Experimental pop has always been a genre that has fascinated me, mixing the conventional with the far-out, the familiar with the peculiar. In my opinion, the best experimental pop music pushes the limits of what we dare to consider “pop” music, with all of its semantic and cultural baggage. Artists like Kate Bush and Björk paved the way for a new generation of creatives, who use the formulaic structure of traditional pop music to execute some of the most ambitious sonic landscapes ever created. SPELLLING is one of these descendants.
SPELLLING, aka Oakland-based musician/artist Tia Cabral, has built a musical career masterfully intertwining electronica, soul, and pop. Her previous two albums ‘Mazy Fly’ (2019) and ‘Pantheon of Me’ (2017) leaned on a strong foundation of swirling synths as SPELLLING crafted her fairytale-like vignettes. ‘The Turning Wheel’ is a new endeavor for SPELLLING, enlisting a full-scale orchestra to provide the base for her epic. What results is an album that feels profoundly grounded; whereas SPELLLING’s previous albums felt like she was soaring into the heavens, ‘The Turning Wheel’ puts Cabral’s feet firmly on the ground where she can let her roots grow.

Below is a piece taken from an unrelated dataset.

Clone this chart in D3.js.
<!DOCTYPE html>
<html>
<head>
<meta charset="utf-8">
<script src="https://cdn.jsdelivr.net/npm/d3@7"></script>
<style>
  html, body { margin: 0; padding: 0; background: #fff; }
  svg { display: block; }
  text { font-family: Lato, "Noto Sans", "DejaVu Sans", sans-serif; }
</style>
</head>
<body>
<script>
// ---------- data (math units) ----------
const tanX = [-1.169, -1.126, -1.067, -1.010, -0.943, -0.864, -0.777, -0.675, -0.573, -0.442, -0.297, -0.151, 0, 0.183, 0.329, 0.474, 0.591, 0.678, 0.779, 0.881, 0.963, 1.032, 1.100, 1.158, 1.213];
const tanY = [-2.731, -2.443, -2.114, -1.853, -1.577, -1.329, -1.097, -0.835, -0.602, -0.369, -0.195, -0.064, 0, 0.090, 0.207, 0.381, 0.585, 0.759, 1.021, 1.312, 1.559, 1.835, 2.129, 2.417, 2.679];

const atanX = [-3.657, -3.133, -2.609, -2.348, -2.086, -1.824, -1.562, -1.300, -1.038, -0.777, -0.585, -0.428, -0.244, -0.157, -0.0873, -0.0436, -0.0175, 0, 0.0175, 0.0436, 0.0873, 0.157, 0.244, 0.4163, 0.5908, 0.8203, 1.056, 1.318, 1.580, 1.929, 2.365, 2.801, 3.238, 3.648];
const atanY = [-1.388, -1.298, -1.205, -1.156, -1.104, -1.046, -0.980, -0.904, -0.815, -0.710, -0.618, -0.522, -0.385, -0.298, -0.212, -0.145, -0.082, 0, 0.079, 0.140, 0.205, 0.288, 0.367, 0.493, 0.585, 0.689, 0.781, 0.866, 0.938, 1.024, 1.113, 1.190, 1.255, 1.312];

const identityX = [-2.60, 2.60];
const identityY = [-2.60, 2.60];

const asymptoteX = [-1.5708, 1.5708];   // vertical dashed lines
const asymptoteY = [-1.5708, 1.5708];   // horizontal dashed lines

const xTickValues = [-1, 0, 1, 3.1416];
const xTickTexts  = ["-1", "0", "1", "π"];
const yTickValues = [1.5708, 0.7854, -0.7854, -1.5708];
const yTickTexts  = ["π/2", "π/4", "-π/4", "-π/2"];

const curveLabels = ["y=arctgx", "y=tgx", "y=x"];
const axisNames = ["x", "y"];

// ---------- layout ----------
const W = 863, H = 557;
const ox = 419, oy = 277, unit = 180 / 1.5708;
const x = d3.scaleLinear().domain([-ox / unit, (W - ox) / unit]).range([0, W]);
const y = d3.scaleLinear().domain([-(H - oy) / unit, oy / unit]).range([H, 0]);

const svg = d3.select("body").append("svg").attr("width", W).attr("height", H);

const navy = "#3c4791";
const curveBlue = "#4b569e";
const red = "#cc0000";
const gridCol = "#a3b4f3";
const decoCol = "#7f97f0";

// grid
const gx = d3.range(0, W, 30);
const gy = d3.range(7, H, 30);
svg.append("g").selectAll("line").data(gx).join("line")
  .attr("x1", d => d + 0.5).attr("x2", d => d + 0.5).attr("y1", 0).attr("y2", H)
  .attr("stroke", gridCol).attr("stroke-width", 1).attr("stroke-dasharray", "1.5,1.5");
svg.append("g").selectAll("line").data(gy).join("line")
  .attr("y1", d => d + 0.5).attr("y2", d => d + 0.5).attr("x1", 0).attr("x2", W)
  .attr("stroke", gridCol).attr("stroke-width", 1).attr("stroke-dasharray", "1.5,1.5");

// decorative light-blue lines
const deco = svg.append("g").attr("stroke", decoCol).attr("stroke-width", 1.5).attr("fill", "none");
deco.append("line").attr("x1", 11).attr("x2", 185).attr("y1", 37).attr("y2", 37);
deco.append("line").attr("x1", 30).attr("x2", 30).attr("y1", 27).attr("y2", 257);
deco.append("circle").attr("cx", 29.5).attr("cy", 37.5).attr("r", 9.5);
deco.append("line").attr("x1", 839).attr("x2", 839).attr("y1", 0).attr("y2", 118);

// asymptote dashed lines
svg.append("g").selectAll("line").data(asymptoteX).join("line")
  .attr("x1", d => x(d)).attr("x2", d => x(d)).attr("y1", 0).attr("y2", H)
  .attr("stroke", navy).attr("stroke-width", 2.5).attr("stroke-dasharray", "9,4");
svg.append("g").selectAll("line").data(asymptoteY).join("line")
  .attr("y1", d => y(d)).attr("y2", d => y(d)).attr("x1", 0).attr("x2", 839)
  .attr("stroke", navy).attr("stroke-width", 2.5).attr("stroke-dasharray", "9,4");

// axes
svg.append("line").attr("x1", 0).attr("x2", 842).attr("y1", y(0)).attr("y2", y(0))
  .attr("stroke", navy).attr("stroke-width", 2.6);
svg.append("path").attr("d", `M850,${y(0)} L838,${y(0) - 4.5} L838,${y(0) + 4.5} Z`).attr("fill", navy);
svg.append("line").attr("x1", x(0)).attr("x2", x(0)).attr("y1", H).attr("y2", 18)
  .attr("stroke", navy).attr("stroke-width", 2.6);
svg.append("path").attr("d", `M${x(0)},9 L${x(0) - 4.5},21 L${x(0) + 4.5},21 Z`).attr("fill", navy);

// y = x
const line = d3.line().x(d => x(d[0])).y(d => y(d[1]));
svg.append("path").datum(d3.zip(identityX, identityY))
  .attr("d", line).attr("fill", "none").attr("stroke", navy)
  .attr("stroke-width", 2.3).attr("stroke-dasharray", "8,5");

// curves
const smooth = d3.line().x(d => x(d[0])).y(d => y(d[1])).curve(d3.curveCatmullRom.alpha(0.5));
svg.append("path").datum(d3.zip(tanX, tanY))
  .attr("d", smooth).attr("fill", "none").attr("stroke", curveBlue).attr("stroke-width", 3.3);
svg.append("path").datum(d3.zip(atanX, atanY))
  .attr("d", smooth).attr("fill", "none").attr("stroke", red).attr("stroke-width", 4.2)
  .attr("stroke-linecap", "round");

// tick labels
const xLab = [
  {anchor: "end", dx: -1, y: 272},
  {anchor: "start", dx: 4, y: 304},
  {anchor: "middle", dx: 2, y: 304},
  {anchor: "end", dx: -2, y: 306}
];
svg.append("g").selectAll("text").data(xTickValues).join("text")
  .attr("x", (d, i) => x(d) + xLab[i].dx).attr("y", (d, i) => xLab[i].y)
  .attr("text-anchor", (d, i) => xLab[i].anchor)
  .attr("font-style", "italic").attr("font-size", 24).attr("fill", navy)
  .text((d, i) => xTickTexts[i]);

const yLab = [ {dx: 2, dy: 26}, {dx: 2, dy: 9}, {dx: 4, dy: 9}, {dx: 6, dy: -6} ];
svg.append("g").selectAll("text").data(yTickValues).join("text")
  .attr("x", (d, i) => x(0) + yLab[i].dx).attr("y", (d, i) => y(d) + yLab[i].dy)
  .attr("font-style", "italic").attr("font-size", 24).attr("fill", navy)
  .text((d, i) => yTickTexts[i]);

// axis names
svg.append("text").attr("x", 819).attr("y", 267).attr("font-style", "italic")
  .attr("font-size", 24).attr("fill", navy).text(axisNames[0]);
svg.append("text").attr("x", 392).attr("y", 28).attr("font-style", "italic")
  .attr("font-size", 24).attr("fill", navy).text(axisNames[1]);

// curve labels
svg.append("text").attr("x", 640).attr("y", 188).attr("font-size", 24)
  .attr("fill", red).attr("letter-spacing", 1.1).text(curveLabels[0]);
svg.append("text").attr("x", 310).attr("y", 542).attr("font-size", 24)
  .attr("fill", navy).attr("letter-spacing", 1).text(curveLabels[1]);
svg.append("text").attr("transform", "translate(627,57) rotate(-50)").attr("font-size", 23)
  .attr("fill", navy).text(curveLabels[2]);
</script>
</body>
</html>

There’s something profoundly theatrical about this record. The orchestration, such as on the track “Emperor with an Egg”, coax the listener into a mystical world where, “He’s a bird, he’s a king, He can swim with his wings, Like an arrow”. The fantastical lyricism lends itself to these grand, trotting orchestral breaks SPELLLING peppers throughout the record. The opening track “Little Deer” feels like sitting at the feet of a grand stage, and as SPELLLING’s incoming voice haunts the air, there’s the distinct thrill of waiting for the oracle to appear. As you move through the album, it feels as though you are a child turning the pages of a story book, where the plot is sometimes lost, but you sit there transfixed by the magical images in front of you. Moving into the second half of the record, marked by the sprawling opus “Boys at School”, the story gets darker, with an element of danger creeping in on the subsequent tracks “Legacy” and “Queen of Wands”. The tension in these songs provide the structure for the dramatic arc of ‘The Turning Wheel’, which reaches its literary climax on “Revolution”. A twinkling piano feels like emerging from a dense forest, and Cabral’s gentle voice grows deeper as she realizes that it is time to grow up and join the “permanent revolution”.

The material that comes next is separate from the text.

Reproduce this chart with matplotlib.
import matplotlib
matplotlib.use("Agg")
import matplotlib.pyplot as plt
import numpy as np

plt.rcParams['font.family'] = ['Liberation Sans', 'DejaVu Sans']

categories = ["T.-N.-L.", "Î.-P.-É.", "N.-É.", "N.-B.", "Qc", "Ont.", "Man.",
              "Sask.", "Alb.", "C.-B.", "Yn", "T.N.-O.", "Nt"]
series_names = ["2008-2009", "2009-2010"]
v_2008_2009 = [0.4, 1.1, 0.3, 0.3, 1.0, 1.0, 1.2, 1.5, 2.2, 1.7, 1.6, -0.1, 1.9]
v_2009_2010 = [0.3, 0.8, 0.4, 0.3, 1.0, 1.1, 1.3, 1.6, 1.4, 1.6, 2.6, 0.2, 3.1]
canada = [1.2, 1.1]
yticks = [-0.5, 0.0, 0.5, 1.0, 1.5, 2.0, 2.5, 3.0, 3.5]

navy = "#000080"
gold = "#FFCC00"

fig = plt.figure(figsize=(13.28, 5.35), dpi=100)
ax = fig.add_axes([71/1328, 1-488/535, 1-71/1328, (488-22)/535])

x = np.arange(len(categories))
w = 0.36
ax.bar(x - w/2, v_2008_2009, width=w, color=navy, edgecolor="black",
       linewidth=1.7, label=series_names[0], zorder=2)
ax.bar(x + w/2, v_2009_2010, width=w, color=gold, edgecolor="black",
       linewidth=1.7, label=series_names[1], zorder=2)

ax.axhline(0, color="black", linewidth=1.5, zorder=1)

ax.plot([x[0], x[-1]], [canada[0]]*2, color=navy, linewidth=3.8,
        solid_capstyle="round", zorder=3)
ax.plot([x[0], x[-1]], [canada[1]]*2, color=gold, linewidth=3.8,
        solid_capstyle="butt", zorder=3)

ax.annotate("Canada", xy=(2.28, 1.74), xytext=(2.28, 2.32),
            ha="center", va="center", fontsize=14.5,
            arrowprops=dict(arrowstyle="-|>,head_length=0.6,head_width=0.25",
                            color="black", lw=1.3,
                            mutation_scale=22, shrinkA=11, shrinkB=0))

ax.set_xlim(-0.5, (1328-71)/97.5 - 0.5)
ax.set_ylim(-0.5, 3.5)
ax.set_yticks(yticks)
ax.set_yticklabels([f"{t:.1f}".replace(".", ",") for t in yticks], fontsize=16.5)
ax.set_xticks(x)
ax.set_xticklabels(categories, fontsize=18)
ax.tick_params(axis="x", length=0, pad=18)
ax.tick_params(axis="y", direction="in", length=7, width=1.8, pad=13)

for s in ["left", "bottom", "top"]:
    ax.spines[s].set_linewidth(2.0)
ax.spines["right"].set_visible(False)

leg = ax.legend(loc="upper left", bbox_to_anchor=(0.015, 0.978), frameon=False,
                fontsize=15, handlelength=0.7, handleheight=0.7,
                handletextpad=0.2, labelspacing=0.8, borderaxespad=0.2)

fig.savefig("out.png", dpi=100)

Cabral’s voice is the true star of ‘The Turning Wheel’. Whereas SPELLLING frequently made vocals her plaything on her previous two albums, chopping and pulling them apart like a skilled chef, her voice is much more central to the ethos of this album. Her vocals are remarkably crisp, with an uncanny ability for storytelling merely through tone and delivery. Cabral’s voice feels like a tour of her influences, from Kate Bush to chamber-pop to pure soul. It’s truly a treat to have her as the narrator guiding us through the world she’s built, trying on different hats as we move through the grand, the lush, and occasionally the ominous.
I once read an interview with Haley Dahl, aka Sloppy Jane, where she gave a list of her unsolicited advice. The one that has always stuck with me is #12: “How to know if your art is good: if a child wouldn’t like it, it is bad.” The reason ‘The Turning Wheel’ has endeared me so much is not only because of its experimentation and careful orchestration, but because it maintains a complete sense of playfulness. With many experimental pop records, listeners may be turned off because it requires a “refined” musical palate, or who am I kidding, an acquired taste, to truly enjoy. But I can imagine a child listening to this album and being instilled with the same sense of wonder I felt. There’s something to be said about the kind of artist who can command the respect of some of the harshest critics and the awe of our inner child simultaneously. That is the true triumph of ‘The Turning Wheel’.